Most of my editing involved tightening, plus some logistical fixes, because I had my plotline set according to the arc, with the beginning, rising action, middle, falling action and end. The character identities were strong, too, because I based them on real people or compilations as the story comes from a real-life occurrence, though many of the details have been changed.

After editing the book, I set it aside for one evening and started another revision, this time spending eight days on it. I wanted to make sure my edits read smoothly and that I hadn’t missed anything, but a hundred pages in, I realized I should have spread out the revisions. I was lazy in my editing, and the story didn’t seem “fresh,” because I had just read it.

Even so, I kept going, because I can’t not finish something I started.

In this revision, I changed styles from Associated Press, which I use as a journalist, to Oxford, meaning I had to write out numbers and use the serial comma in front of the word “and.” I had to remind myself to be on the lookout for the word as I read, so for the first few chapters, I used the Find function to search it out (a big pain) in case I missed the comma insert.

Once I finished the edit on Sunday, Aug. 3, I had 68,100 words and 247 pages. I had started with 78,400 words and 282 pages, so I cut 10,300 words (worthy of a prize given my clinginess to what I write, though to solve this, I dumped my darlings into a Cut file).

I had a Monday, Aug. 4, deadline for this revision to send to a family friend who has connections in the southern Bible belt, though this is just a Big Wish.

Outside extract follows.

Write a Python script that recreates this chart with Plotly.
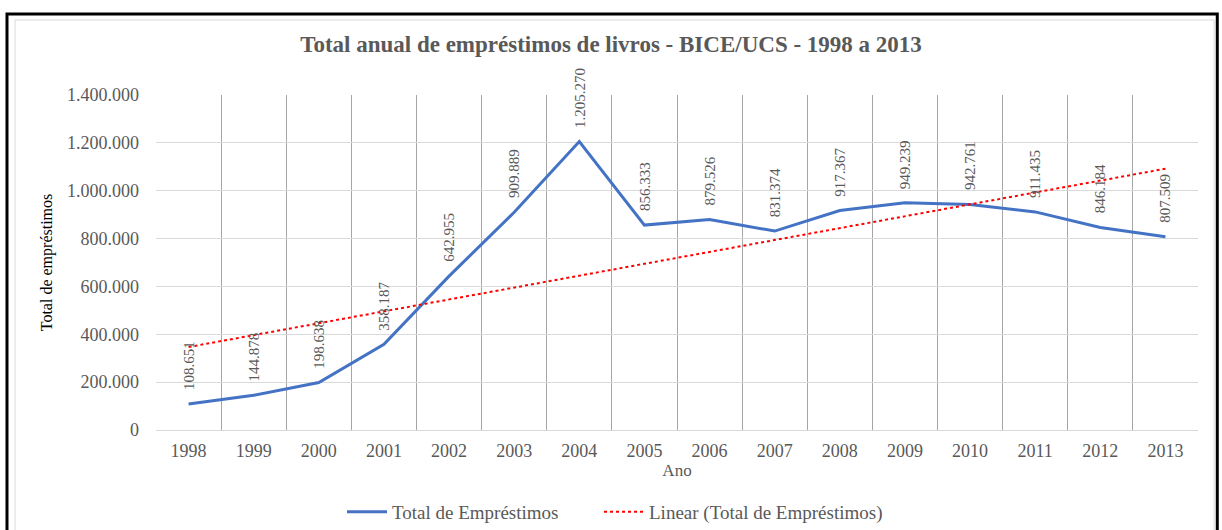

Normally when it comes to revising my work, I am the Excuse Queen. I work on everything else first, and then get to the editing, revising and fixer-upper work of the writing process.

Though revision involves writing, it isn’t the same because, at least for me, the writing part is limited: it only involves a scene, a few sentences or the entire novel where I’m fixing a factual, grammatical or other type of error in little spots here and there.

In other words, I write because I love it, and I revise because I want someone else to like what I write without stumbling over multiple errors.